The sale may be some time away because value requires lots of patience.
If you are lucky it may be pretty soon, but either way your aim is now to dump the share as soon as it makes sense to do so according to your particular views.
So as soon as you enter, start looking for the exit. The general idea is to have your cash at risk for as little time as possible.
The price paid is irrelevant
Note (Stockholm: NOTE.ST - news) that once you are in, the purchase price is virtually irrelevant. I know that you can't forget it, it's always there lurking in the recesses of your mind as well as in your records. But you must try not to let it affect your sell decision, because that decision needs to be based on a repeated appraisal of the share as it stands now, not as it did when you bought it or how much profit or loss it is making.
Emotionally, selling is naturally welcome if you are showing a nice profit but it can hurt if you are showing a big loss, making you possibly reluctant to take the hit. But if you are a regular value trader, as with any trading strategy, you will sometimes have to take the punches.
Sell when the value is outed
My idea is that you sell a value share when it no longer exhibits sufficient value. That can happen either when it is showing a profit or a loss. You bought the share on a certain price/earnings ratio, yield, price to book or whatever criteria you choose and should hold as long as it remains within a certain range of the levels you find attractive. Don't forget though that these ratios are relative to the market or sector. Here's what I mean.
Suppose a buy a value share on a P/E of 7 against a background sector comparison of 10. The price rises quickly to give a P/E of 11 on the same eps forecast, a decent gain of 57% in price but forget that. Should you now sell?
Well, it depends what has happened to your comparison P/E. If the latter is still around 10, then value has evaporated in your share and it's probably a sell, based on that criterion in isolation. But suppose the sector has also risen strongly and now trades on a P/E of 15, what then? At 11, your share is still at a roughly similar P/E discount to the sector as when you bought it. In other words the relative value hasn't really been outed yet despite the strong rise.

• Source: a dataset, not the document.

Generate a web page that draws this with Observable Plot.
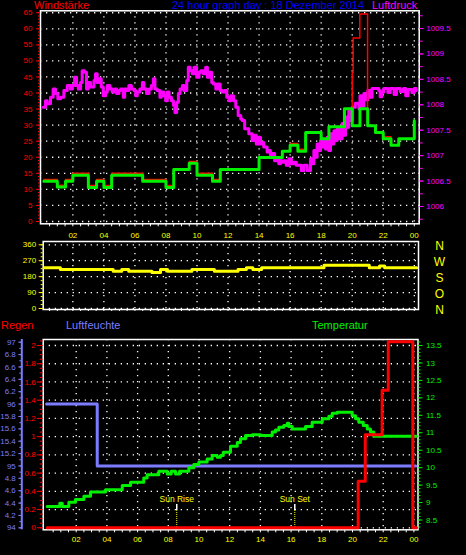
<!DOCTYPE html>
<html><head><meta charset="utf-8">
<script src="https://cdn.jsdelivr.net/npm/d3@7"></script>
<script src="https://cdn.jsdelivr.net/npm/@observablehq/plot@0.6"></script>
<style>
html,body{margin:0;padding:0;background:#000;}
#c{position:relative;width:466px;height:555px;overflow:hidden;background:#000;font-family:"Liberation Sans",Arial,sans-serif;}
#c svg{position:absolute;left:0;top:0;}
.t{position:absolute;font-size:11px;line-height:11px;white-space:nowrap;}
</style></head><body><div id="c"></div>
<script>
// ---------- DATA ----------
const windHours = [0.13,1.0,1.53,2.0,3.0,3.53,4.0,4.5,6.5,8.0,8.5,9.5,10.0,11.0,11.5,14.0,15.5,16.0,16.5,17.0,18.0,18.5,19.5,20.0,20.5,21.0,21.5,22.0,22.5,23.0,24.0];
const windSpeed = [12.5,10.7,12.5,14.4,10.6,12.5,10.6,14.4,12.5,10.6,16.2,18.1,14.4,12.5,16.2,19.9,21.9,23.7,21.9,27.7,25.8,29.5,35.1,29.8,35.1,29.8,27.7,25.8,23.7,25.8,31.4];
const gustHours = [0.13,1.0,1.53,2.0,3.0,3.53,4.0,4.5,6.5,8.0,8.5,9.5,10.0,11.0,11.5,14.0,15.5,16.0,16.5,17.0,18.0,18.5,19.5,20.0,20.06,20.49,20.99,21.5,22.0,22.5,23.0,24.0];
const gustSpeed = [13.1,11.3,13.1,15.0,11.2,13.1,11.2,15.0,13.1,11.2,16.2,18.7,15.0,13.1,16.2,19.9,21.9,24.3,22.5,27.7,25.8,29.5,35.1,46.3,57.1,64.6,29.8,27.7,26.4,23.7,25.8,31.4];
const pressHours = [0.09,0.24,0.35,0.56,0.73,0.88,1.03,1.21,1.42,1.64,1.85,1.96,2.11,2.24,2.35,2.5,2.6,2.75,2.88,2.99,3.14,3.36,3.46,3.57,3.72,3.83,3.96,4.11,4.22,4.39,4.54,4.69,4.82,4.97,5.08,5.25,5.34,5.46,5.61,5.77,5.94,6.05,6.15,6.32,6.48,6.58,6.75,6.91,7.06,7.19,7.29,7.44,7.61,7.7,7.87,7.98,8.09,8.2,8.35,8.48,8.58,8.69,8.8,8.91,9.06,9.16,9.34,9.44,9.55,9.7,9.81,9.98,10.13,10.24,10.41,10.56,10.67,10.82,10.95,11.06,11.21,11.31,11.49,11.64,11.79,11.92,12.07,12.17,12.35,12.5,12.65,12.82,12.91,13.07,13.23,13.34,13.45,13.55,13.66,13.82,13.98,14.09,14.2,14.3,14.41,14.52,14.63,14.73,14.84,15.0,15.17,15.27,15.38,15.48,15.59,15.75,15.92,16.08,16.24,16.4,16.56,16.72,16.88,17.1,17.31,17.42,17.53,17.63,17.74,17.85,17.96,18.06,18.17,18.28,18.39,18.49,18.6,18.71,18.82,18.92,19.03,19.19,19.35,19.46,19.57,19.67,19.78,19.89,20.0,20.2,20.43,20.5,20.6,20.75,20.88,21.0,21.14,21.28,21.71,21.8,21.9,22.03,22.3,22.45,22.7,22.85,23.1,23.3,23.45,23.6,23.85,24.0,24.13];
const pressValues = [1007.95,1008.08,1008.02,1008.15,1008.31,1008.22,1008.12,1008.15,1008.28,1008.38,1008.31,1008.38,1008.54,1008.38,1008.31,1008.44,1008.67,1008.64,1008.31,1008.44,1008.35,1008.48,1008.61,1008.44,1008.51,1008.35,1008.18,1008.25,1008.38,1008.31,1008.25,1008.31,1008.22,1008.28,1008.31,1008.15,1008.31,1008.28,1008.38,1008.31,1008.28,1008.18,1008.25,1008.31,1008.44,1008.31,1008.22,1008.31,1008.38,1008.51,1008.31,1008.28,1008.15,1008.25,1008.18,1008.08,1008.25,1008.15,1008.08,1007.99,1007.85,1008.05,1008.22,1008.31,1008.38,1008.28,1008.48,1008.74,1008.67,1008.61,1008.74,1008.54,1008.64,1008.67,1008.61,1008.74,1008.54,1008.64,1008.44,1008.41,1008.31,1008.41,1008.28,1008.25,1008.28,1008.15,1008.08,1008.18,1008.08,1007.95,1007.79,1007.72,1007.69,1007.53,1007.53,1007.43,1007.43,1007.30,1007.40,1007.23,1007.36,1007.23,1007.26,1007.17,1007.17,1007.07,1007.10,1007.00,1007.04,1006.90,1006.94,1006.84,1006.90,1006.87,1006.90,1006.81,1006.94,1006.84,1006.87,1006.81,1006.81,1006.71,1006.81,1006.71,1006.94,1006.84,1007.10,1006.97,1007.23,1007.10,1007.30,1007.17,1007.30,1007.13,1007.36,1007.10,1007.43,1007.23,1007.49,1007.30,1007.53,1007.33,1007.63,1007.40,1007.76,1007.56,1007.89,1007.69,1007.95,1008.03,1007.92,1008.18,1007.97,1008.22,1008.10,1008.28,1008.15,1008.32,1008.28,1008.16,1008.25,1008.32,1008.24,1008.32,1008.20,1008.32,1008.26,1008.32,1008.18,1008.30,1008.24,1008.32,1008.28];
const dirHours = [0.15,1.2,4.6,5.15,5.6,7.1,7.65,8.1,9.67,11.12,12.64,13.18,13.6,14.16,18.18,21.1,21.76,22.09,24.15];
const dirValues = [230,220,210,220,210,203,220,210,220,210,220,230,220,230,244,230,240,230,230];
const humHours = [0.07,3.37,24.12];
const humValues = [96,95,95];
const rainHours = [0.11,20.37,20.83,21.93,22.33,23.93,24.17];
const rainValues = [0,0.51,1.02,1.51,2.04,0,0];
const tempHours = [0.11,0.93,1.09,1.52,1.95,2.5,2.93,3.91,5.0,5.54,6.4,6.62,7.38,7.93,8.19,8.47,8.73,9.34,9.66,9.99,10.53,10.86,11.18,11.4,11.58,12.05,12.49,12.7,13.03,13.47,14.01,14.77,14.98,15.2,15.52,15.75,15.85,16.07,16.94,17.37,18.03,18.46,18.68,19.0,19.98,20.2,20.41,20.7,20.96,21.17,21.39,24.17];
const tempValues = [8.89,8.98,8.89,9.01,9.09,9.18,9.30,9.37,9.49,9.58,9.70,9.80,9.90,9.82,9.90,9.82,9.90,10.0,10.09,10.16,10.25,10.35,10.30,10.35,10.44,10.61,10.72,10.83,10.92,10.94,10.92,11.02,11.08,11.16,11.21,11.27,11.18,11.11,11.18,11.30,11.40,11.47,11.56,11.59,11.49,11.40,11.30,11.21,11.11,11.02,10.90,10.90];
const sunHours = [8.55,16.24];
const sunLabels = ["Sun Rise","Sun Set"];
// tick labels
const hourLabels = [2,4,6,8,10,12,14,16,18,20,22,24];
const windTicks = [0,5,10,15,20,25,30,35,40,45,50,55,60,65];
const pressTicks = [1006,1006.5,1007,1007.5,1008,1008.5,1009,1009.5];
const dirTicks = [0,90,180,270,360];
const dirLetterValues = [360,270,180,90,0];
const dirLetters = ["N","W","S","O","N"];
const rainTicks = [0,0.2,0.4,0.6,0.8,1,1.2,1.4,1.6,1.8,2];
const humTicks = [97,96.8,96.6,96.4,96.2,96,95.8,95.6,95.4,95.2,95,94.8,94.6,94.4,94.2,94];
const humTickLabels = ["97","6.8","6.6","6.4","6.2","96","15.8","15.6","15.4","15.2","95","4.8","4.6","4.4","4.2","94"];
const tempTicks = [8.5,9,9.5,10,10.5,11,11.5,12,12.5,13,13.5];

// ---------- LAYOUT ----------
const RED="#ff0000", GRN="#00f000", MAG="#ff00ff", YEL="#ffff00", HUM="#7c7cff", BLU="#0000ff";
const FONT="'Liberation Sans', Arial, sans-serif";
const W=466, H=555;
const C=document.getElementById("c");
function opts(fr, xd, yd){
  return {width:W,height:H,marginLeft:fr.l,marginRight:W-fr.r,marginTop:fr.t,marginBottom:H-fr.b,
    x:{domain:xd,axis:null,label:null}, y:{domain:yd,axis:null,label:null},
    style:`background:transparent;font-family:${FONT};font-size:8px;overflow:visible;max-width:none;`};
}
function add(p){C.appendChild(p);}
function txt(s,color,left,top){const d=document.createElement("div");d.className="t";d.textContent=s;d.style.color=color;d.style.left=left+"px";d.style.top=top+"px";C.appendChild(d);}
const rows=(xs,ys)=>xs.map((h,i)=>({h,v:ys[i]}));
const fmtHour=d=>String(d%24).padStart(2,"0");
const dots={stroke:"white",strokeOpacity:1,strokeWidth:1.3,strokeDasharray:"1.3,4.7"};
const gridHours=d3.range(2,25,2);
const halfHours=d3.range(0.5,24.01,0.5);
const noText={fill:"none",tickFormat:()=>""};

txt("Windstärke",RED,34,0.2);
txt("24 hour graph day : 18 Dezember 2014",BLU,172,0.2);
txt("Luftdruck",MAG,372,0.2);
txt("Regen",RED,1,320.4);
txt("Luftfeuchte",HUM,66,320.4);
txt("Temperatur",GRN,312,320.4);

// ---- top panel ----
const topFr={l:40,r:418.7,t:10.3,b:223.3};
const topX=[-0.084,24.317];
const windY=[-0.72,65.6];
const pressY=[1005.66,1009.848];
add(Plot.plot({...opts(topFr,topX,windY),marks:[
  Plot.gridY(windTicks,dots),
  Plot.gridX(gridHours,dots),
  Plot.frame({stroke:"white",strokeWidth:1.5}),
  Plot.axisY(windTicks,{anchor:"left",tickSize:4,tickPadding:4,color:RED,fontSize:8}),
  Plot.axisY(d3.range(0,66,1),{anchor:"left",tickSize:2,color:RED,...noText}),
  Plot.axisX(halfHours,{anchor:"bottom",tickSize:3,color:"white",...noText}),
  Plot.axisX(hourLabels,{anchor:"bottom",tickSize:0,tickPadding:9,color:YEL,fontSize:8,tickFormat:fmtHour})
]}));
add(Plot.plot({...opts(topFr,topX,pressY),marks:[
  Plot.line(rows(pressHours,pressValues),{x:"h",y:"v",stroke:MAG,strokeWidth:3,curve:"step-after"}),
  Plot.axisY(pressTicks,{anchor:"right",tickSize:4,tickPadding:3,color:MAG,fontSize:8,tickFormat:d=>String(d)}),
  Plot.axisY(d3.range(1005.75,1009.76,0.25),{anchor:"right",tickSize:3,color:MAG,...noText})
]}));
add(Plot.plot({...opts(topFr,topX,windY),marks:[
  Plot.line(rows(gustHours,gustSpeed),{x:"h",y:"v",stroke:RED,strokeWidth:1.5,curve:"step-after"}),
  Plot.line(rows(windHours,windSpeed),{x:"h",y:"v",stroke:GRN,strokeWidth:3,curve:"step-after"})
]}));

// ---- direction panel ----
const dirFr={l:42.7,r:418,t:241,b:309};
add(Plot.plot({...opts(dirFr,[0.09,24.27],[-5.6,378.6]),marks:[
  Plot.gridY(dirTicks,dots),
  Plot.gridX(gridHours,dots),
  Plot.frame({stroke:"white",strokeWidth:1.5}),
  Plot.axisY(dirTicks,{anchor:"left",tickSize:4,tickPadding:3,color:YEL,fontSize:8}),
  Plot.axisY(d3.range(0,361,22.5),{anchor:"left",tickSize:2,color:YEL,...noText}),
  Plot.axisX(halfHours,{anchor:"bottom",tickSize:2,color:"white",...noText}),
  Plot.line(rows(dirHours,dirValues),{x:"h",y:"v",stroke:YEL,strokeWidth:3,curve:"step-after"}),
  Plot.text(dirLetters.map((l,i)=>({l,v:dirLetterValues[i]})),{y:"v",text:"l",frameAnchor:"right",dx:21,dy:1.5,fill:YEL,fontSize:12,textAnchor:"middle"})
]}));

// ---- bottom panel ----
const botFr={l:42.7,r:417.5,t:339,b:529.3};
const botX=[-0.15,24.267];
const rainY=[-0.022,2.066];
add(Plot.plot({...opts(botFr,botX,rainY),marks:[
  Plot.gridY(rainTicks,dots),
  Plot.gridX(gridHours,dots),
  Plot.frame({stroke:"white",strokeWidth:1.5}),
  Plot.axisY(rainTicks,{anchor:"left",tickSize:6,tickPadding:1.5,color:RED,fontSize:8,tickFormat:d=>String(+d.toFixed(1))}),
  Plot.axisY(d3.range(0,2.051,0.05),{anchor:"left",tickSize:3,color:RED,...noText}),
  Plot.axisX(halfHours,{anchor:"bottom",tickSize:3,color:"white",...noText}),
  Plot.axisX(hourLabels,{anchor:"bottom",tickSize:0,tickPadding:6.7,color:YEL,fontSize:8,tickFormat:fmtHour}),
  Plot.ruleX(sunHours,{y1:()=>0.256,y2:()=>0.19,stroke:"white",strokeWidth:1.5}),
  Plot.ruleX(sunHours,{y1:()=>0.19,y2:()=>-0.022,stroke:YEL,strokeWidth:1,strokeDasharray:"1,1"}),
  Plot.text(sunHours.map((h,i)=>({h,l:sunLabels[i]})),{x:"h",y:()=>0.281,text:"l",fill:YEL,fontSize:8.5,lineAnchor:"bottom",textAnchor:"middle"})
]}));
const humFr={l:21.3,r:417.5,t:339,b:529.3};
add(Plot.plot({...opts(humFr,[-1.544,24.267],[93.968,97.044]),marks:[
  Plot.ruleX([-1.544],{stroke:HUM,strokeWidth:2}),
  Plot.axisY(humTicks,{anchor:"left",tickSize:3,tickPadding:3,color:HUM,fontSize:8,tickFormat:(d,i)=>humTickLabels[humTicks.indexOf(d)]}),
  Plot.axisY(d3.range(94,97.01,0.1),{anchor:"left",tickSize:2,color:HUM,...noText}),
  Plot.line(rows(humHours,humValues),{x:"h",y:"v",stroke:HUM,strokeWidth:3,curve:"step-after"})
]}));
add(Plot.plot({...opts(botFr,botX,[8.219,13.672]),marks:[
  Plot.axisY(tempTicks,{anchor:"right",tickSize:4,tickPadding:4,color:GRN,fontSize:8,tickFormat:d=>String(d)}),
  Plot.axisY(d3.range(8.3,13.61,0.1),{anchor:"right",tickSize:2,color:GRN,...noText}),
  Plot.line(rows(tempHours,tempValues),{x:"h",y:"v",stroke:GRN,strokeWidth:3,curve:"step-after"})
]}));
add(Plot.plot({...opts(botFr,botX,rainY),marks:[
  Plot.line(rows(rainHours,rainValues),{x:"h",y:"v",stroke:RED,strokeWidth:3,curve:"step-after"})
]}));
</script></body></html>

To do that, the P/E should go to around the sector mean. Then I'd sell. Yes, it may go even higher, but always leave something for the next guy, don't try to find the exact top, that's not for pure value players because a share that's dearer than its peers cannot really be described as value.
What happens when things go wrong
Now take the less than attractive situation where your play goes wrong because any or all of eps, dividends, assets, debts turn out to be not what were forecast when you bought. You find an ostensibly attractive share on a P/E discount to its peers and go in. The analysts' predictions go awry dramatically, so much so that the company makes no profits at all but delivers large losses, abandons dividends etc. and the share price dives.
You're down 50% or more. What to do? Bin it I'd say, thereby releasing whatever cash you can salvage for your next play.
There is a huge emotional temptation in these losing cases to hang on, hoping for recovery. And if you are lucky that may work in time. But my point is that unless there is some highly redeeming feature in the share like serious asset cover, you are no longer holding a value play and being a value player means holding value shares and only value shares.
Once the value has evaporated, even in a bad way by losing fundamental qualities in contrast to the good way by a rising price as in the earlier case above, it's time to say goodbye. In both cases though, the similarity is that it is the disappearing value that has made a sell desirable.
I've oversimplified the above by using P/E to make the point but in practice you need to look at all the criteria to make your judgement. For example, the P/E could go non-value but the share might still look good on price to book, yield or net cash or other combinations of various value measures.
Big bad banks
My most recent example of a hit like this is the big banks.
There was a time last year at which they seemed ridiculously cheap. The disaster scenario that eventually happened just didn't seem that likely. It was always a possibility of course, even the biggest shares can go under, but I saw it on the balance of probabilities as having much more upside than down.
Finally, it all went wrong and how, as we all know now. I got that one wrong and dumped at a large loss once it became clear just how bad things really were.
I could have hung on and actually I do believe that shares like Lloyds Banking Group (LSE: LLOY.L - news) (LSE: LLOY) and Royal Bank of Scotland (LSE: RBS.L - news) (LSE: RBS) will in the long run recover handsomely. I would not advise eternity players like those who follow the High Yield Portfolio strategy to sell. But we're talking value trading here and my money in this strategy was, I believe, better off elsewhere, painful though it was.
Never look back
Whether you made a profit or loss on a value trade, never look back to see if you would have done better if you had stayed in. It doesn't matter, move on. The essential thing is that you did the right thing by selling when you did according to your rules. You bought what you saw as a good value share and you sold what was no longer such a good value share.
This can mean that you might sell too soon, something I've done several times with a sharply rising share. By chance, someone actually said to me today about Inchcape (LSE: INCH.L - news) (LSE: INCH), one of my Fool value plays from years ago, that it went on to go many times higher after I sold.
So be it, but it wasn't rising then as a value share. If the next guy made a lot out of it, good for him, he's not a value player. And incidentally it's since collapsed, I hope the next guy didn't hang in too long.